There is a large amount of life in Melbourne untouched. With exceptions – such as William Dick’s A Bunch of Ratbags – Melbourne’s literature is about writers or aspiring writers, teachers, academics, the professional classes generally. There has been nothing like the documentation of the lives of ‘ordinary’ people of the kind that our cinema has started to do recently in films like John Duigan’s ‘Mouth to Mouth’ or in Sydney, Mike Thornhill’s ‘FJ Holden’. A few moments’ thought is enough to make one realize the multitude of themes and groups left untouched: bored and lonely, housewives trapped in the affluence of the outer suburbs; the plight of migrants, especially female migrants, who are forced to come to terms with a way of life that is totally alien to their own; disaffected and/or unemployed youths; the disco and Saturday night pub band scenes; the predicament of urban Aborigines; the phenomena of sport and gambling; drugs; violent crime; living in high rise flats.
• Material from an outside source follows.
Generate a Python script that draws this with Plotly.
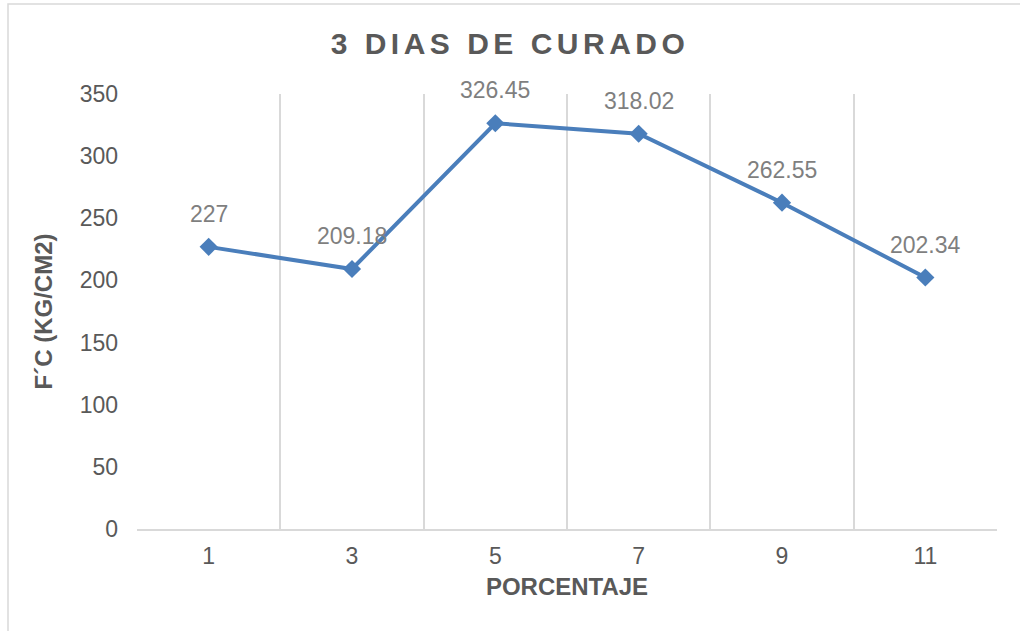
import plotly.graph_objects as go

categories = ["1", "3", "5", "7", "9", "11"]
values = [227, 209.18, 326.45, 318.02, 262.55, 202.34]
labels = ["227", "209.18", "326.45", "318.02", "262.55", "202.34"]
y_ticks = [0, 50, 100, 150, 200, 250, 300, 350]

title_text = "3 DIAS DE CURADO"
x_title = "PORCENTAJE"
y_title = "F´C (KG/CM2)"

blue = "#4a7ebb"
font_family = "Liberation Sans, Arial, sans-serif"

fig = go.Figure()
fig.add_trace(go.Scatter(
    x=categories, y=values, mode="lines+markers",
    line=dict(color=blue, width=4),
    marker=dict(symbol="diamond", size=14, color=blue),
    cliponaxis=False, showlegend=False,
))

# category axis positions are indices of the categories
for i, (v, t) in enumerate(zip(values, labels)):
    fig.add_annotation(
        x=i, y=v, xref="x", yref="y", text=t, showarrow=False,
        xanchor="center", yanchor="middle", yshift=33,
        font=dict(size=23, color="#7f7f7f", family=font_family),
    )

L, R, T, B = 137, 23, 94, 102
W, H = 1020, 631
pw, ph = W - L - R, H - T - B

fig.update_layout(
    width=W, height=H,
    margin=dict(l=L, r=R, t=T, b=B),
    paper_bgcolor="white", plot_bgcolor="white",
    font=dict(family=font_family, color="#595959"),
    title=dict(
        text='<span style="letter-spacing:4.5px">' + title_text + '</span>',
        x=0.5, xref="container", xanchor="center",
        y=1 - 43 / H, yanchor="middle",
        font=dict(size=30, color="#595959", family=font_family, weight="bold"),
    ),
    xaxis=dict(
        type="category", range=[-0.5, 5.5],
        tickson="boundaries", showgrid=True, gridcolor="#d9d9d9", gridwidth=1.5,
        ticks="", showline=True, linecolor="#d9d9d9", linewidth=1.5,
        tickfont=dict(size=23, color="#595959"), ticklabelstandoff=6,
        title=dict(text=x_title, font=dict(size=24, color="#595959", weight="bold"), standoff=10),
        zeroline=False,
    ),
    yaxis=dict(
        range=[0, 350], tickvals=y_ticks, showgrid=False, zeroline=False,
        showline=False, ticks="",
        tickfont=dict(size=23, color="#595959"), ticklabelstandoff=18,
        title=dict(text=y_title, font=dict(size=24, color="#595959", weight="bold"), standoff=20),
    ),
)

fig.add_shape(
    type="rect", xref="paper", yref="paper",
    x0=(8 - L) / pw, x1=(W + 10 - L) / pw,
    y0=(H - B - (H + 10)) / ph, y1=(H - B - 4) / ph,
    line=dict(color="#d9d9d9", width=1.5), layer="below",
)

fig.write_html("out.html", config={"displayModeBar": False},
               post_script="document.body.style.margin='0';")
But writers live like the Aboriginal nomads, eating off the land and moving on when there are no more pickings. Nowadays, they are moving to Sydney, where the opportunities for writers are far more abundant than here. Barry Oakley is gone. Alex Buzo has gone. David Williamson has gone. Peter Carey has gone. Morris Lurie writes as much about Europe than Melbourne these days. We await a whole new group of writers who will do for Melbourne in the ‘eighties’ what these writers did for it in the ‘sixties’ and ‘seventies’, and perhaps in younger writers such as Helen Garner, Michele Naymen and Beverley Farmer they are finally beginning to emerge.